### What is being asked
Search the records below for the word "this" and show every line where it occurs.

-*-

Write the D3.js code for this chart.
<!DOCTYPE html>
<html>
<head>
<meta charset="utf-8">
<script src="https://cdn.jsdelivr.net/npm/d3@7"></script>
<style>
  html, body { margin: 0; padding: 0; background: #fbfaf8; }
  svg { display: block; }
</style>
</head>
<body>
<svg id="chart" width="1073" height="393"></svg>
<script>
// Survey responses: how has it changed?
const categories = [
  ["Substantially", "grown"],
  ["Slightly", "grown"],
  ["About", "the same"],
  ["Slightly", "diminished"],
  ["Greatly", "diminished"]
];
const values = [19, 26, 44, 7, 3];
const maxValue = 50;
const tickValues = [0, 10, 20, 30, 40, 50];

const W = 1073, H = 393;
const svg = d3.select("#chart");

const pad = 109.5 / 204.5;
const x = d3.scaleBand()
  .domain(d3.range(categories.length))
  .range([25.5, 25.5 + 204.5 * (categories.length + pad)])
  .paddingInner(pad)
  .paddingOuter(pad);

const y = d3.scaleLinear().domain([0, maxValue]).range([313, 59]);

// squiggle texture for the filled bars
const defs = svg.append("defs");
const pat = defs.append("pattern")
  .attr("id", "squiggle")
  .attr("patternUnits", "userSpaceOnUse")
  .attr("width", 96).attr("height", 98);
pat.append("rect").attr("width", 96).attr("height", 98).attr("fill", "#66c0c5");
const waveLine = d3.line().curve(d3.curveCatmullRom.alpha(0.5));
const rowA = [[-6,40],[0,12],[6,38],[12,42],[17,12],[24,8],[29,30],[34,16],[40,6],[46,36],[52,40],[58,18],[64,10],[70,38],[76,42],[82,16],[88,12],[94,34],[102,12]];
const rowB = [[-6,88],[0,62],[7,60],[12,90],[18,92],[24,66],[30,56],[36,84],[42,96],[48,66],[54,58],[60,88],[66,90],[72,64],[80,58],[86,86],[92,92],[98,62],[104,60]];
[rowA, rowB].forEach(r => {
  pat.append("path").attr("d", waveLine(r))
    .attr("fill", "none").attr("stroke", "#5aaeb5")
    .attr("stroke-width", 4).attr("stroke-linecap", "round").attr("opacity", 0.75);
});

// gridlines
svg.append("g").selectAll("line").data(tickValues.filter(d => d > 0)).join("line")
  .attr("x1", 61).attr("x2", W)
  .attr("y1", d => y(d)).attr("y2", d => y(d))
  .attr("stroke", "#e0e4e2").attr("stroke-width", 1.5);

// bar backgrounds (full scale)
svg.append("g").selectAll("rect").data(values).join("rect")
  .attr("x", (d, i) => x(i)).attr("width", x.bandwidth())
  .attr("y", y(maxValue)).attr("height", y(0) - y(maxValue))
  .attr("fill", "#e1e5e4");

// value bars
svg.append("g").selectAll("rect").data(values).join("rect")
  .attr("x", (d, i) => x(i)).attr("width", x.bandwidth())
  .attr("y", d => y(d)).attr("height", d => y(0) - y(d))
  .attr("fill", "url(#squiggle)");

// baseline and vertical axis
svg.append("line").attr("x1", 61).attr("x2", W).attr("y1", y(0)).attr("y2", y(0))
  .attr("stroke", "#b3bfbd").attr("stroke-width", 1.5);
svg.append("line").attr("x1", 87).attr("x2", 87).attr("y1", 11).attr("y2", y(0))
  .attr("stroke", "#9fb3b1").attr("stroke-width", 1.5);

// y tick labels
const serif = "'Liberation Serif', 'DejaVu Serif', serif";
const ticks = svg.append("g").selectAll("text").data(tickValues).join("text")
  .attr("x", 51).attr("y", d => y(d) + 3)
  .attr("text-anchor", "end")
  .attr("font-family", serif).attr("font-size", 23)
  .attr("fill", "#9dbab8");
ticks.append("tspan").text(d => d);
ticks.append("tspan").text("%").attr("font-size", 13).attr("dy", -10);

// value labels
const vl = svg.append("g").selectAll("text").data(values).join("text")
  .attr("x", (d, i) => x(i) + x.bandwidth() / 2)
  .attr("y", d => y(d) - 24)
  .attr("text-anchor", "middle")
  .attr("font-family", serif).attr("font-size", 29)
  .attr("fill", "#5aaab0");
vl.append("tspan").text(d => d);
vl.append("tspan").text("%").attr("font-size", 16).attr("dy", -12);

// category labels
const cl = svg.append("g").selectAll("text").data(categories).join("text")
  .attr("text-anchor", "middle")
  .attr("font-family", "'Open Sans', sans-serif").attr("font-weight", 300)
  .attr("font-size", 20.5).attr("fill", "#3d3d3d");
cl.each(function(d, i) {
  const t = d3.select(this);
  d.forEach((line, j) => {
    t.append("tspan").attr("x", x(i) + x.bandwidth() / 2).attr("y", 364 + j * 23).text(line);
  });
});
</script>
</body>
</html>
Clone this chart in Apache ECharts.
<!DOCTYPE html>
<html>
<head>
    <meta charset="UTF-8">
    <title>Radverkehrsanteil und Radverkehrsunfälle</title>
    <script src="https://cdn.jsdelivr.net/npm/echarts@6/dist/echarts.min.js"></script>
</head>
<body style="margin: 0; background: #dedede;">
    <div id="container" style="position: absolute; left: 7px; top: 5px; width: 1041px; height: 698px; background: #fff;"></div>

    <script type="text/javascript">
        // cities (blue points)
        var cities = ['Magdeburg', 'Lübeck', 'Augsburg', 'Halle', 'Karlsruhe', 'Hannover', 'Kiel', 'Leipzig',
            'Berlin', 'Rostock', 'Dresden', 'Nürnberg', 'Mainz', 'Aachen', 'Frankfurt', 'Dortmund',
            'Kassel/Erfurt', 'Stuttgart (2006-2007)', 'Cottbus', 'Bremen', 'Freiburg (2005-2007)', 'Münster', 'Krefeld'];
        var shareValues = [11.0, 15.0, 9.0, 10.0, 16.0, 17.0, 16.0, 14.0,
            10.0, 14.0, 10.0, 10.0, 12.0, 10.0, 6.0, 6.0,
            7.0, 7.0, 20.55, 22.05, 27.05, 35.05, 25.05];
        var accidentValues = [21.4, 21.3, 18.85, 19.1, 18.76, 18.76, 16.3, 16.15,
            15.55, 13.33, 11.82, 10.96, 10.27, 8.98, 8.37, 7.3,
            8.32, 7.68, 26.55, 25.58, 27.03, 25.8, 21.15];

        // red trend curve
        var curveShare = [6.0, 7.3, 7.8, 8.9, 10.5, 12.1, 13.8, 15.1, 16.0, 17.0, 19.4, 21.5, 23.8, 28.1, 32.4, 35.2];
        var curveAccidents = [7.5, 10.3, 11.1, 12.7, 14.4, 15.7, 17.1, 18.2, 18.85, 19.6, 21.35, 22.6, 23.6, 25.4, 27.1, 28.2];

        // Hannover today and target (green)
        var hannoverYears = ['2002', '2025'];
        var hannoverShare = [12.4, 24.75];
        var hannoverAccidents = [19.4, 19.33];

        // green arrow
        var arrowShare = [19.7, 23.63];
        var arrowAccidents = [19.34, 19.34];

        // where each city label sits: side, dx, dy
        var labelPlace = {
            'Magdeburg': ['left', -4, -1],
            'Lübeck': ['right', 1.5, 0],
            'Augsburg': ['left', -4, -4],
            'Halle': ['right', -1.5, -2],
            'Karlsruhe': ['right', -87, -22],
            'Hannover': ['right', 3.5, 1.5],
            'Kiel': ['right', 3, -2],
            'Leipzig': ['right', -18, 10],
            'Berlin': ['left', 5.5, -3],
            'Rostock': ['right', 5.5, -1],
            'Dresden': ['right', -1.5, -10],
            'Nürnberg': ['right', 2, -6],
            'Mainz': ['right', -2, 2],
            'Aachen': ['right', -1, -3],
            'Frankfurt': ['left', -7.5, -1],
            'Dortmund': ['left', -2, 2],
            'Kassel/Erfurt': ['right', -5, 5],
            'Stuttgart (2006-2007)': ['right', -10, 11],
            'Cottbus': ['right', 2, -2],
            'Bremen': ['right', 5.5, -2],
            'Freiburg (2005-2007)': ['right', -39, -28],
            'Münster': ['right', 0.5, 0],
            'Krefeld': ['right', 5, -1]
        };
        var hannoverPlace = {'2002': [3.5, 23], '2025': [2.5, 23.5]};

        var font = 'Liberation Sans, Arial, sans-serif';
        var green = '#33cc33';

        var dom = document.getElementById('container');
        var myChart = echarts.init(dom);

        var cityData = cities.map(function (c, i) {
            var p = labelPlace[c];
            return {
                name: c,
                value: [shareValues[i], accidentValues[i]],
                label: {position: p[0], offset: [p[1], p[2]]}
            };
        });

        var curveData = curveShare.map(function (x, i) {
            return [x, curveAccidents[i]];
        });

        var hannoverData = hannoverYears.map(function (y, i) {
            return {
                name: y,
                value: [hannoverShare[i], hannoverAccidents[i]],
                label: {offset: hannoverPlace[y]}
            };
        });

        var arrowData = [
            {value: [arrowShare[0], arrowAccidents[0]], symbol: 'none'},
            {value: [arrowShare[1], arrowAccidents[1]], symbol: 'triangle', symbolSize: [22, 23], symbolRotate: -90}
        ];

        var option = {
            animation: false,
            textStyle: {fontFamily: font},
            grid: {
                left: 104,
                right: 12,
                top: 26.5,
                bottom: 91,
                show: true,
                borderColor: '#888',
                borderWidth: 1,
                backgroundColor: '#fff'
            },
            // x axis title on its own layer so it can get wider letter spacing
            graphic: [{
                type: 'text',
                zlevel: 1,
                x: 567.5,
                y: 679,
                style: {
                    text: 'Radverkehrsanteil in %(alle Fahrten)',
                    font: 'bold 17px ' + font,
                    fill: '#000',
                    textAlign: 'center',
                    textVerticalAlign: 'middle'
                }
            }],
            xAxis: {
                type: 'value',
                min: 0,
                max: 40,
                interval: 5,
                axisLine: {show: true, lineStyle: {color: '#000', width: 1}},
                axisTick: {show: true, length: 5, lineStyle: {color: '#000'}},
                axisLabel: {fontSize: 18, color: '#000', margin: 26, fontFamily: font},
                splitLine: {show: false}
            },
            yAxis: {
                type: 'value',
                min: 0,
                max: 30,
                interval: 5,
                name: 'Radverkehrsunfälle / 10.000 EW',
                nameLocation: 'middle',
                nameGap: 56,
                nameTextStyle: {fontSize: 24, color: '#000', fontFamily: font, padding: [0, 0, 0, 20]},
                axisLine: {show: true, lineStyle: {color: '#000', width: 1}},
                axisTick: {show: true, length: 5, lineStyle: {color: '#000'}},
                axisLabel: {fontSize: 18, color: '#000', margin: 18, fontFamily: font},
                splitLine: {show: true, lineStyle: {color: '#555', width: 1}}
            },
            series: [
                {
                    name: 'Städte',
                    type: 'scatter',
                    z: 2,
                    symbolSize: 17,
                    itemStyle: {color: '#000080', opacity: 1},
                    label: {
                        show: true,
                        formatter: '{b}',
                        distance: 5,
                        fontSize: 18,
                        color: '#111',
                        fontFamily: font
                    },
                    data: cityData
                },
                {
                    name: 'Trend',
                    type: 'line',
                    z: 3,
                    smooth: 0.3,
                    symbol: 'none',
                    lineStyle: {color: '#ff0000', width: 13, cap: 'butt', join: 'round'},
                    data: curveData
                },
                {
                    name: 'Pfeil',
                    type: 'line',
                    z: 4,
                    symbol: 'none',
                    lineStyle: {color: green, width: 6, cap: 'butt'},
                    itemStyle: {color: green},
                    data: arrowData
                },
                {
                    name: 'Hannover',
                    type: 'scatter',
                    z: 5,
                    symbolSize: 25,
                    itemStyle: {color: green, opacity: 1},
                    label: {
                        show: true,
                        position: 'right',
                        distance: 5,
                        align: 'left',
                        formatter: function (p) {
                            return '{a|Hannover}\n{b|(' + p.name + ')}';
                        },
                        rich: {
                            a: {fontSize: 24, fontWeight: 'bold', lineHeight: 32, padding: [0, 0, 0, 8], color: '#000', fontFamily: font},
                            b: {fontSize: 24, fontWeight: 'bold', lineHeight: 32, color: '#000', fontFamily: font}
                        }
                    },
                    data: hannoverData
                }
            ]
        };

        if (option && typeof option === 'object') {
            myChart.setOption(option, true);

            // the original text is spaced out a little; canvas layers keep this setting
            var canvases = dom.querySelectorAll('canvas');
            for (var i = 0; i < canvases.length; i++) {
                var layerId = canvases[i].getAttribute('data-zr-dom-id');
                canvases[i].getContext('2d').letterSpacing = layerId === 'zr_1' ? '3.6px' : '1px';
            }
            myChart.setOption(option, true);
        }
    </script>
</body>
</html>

-*-

### Expected answer
Write the D3.js code for this chart.
  const t = d3.select(this);
Clone this chart in Apache ECharts.
            // the original text is spaced out a little; canvas layers keep this setting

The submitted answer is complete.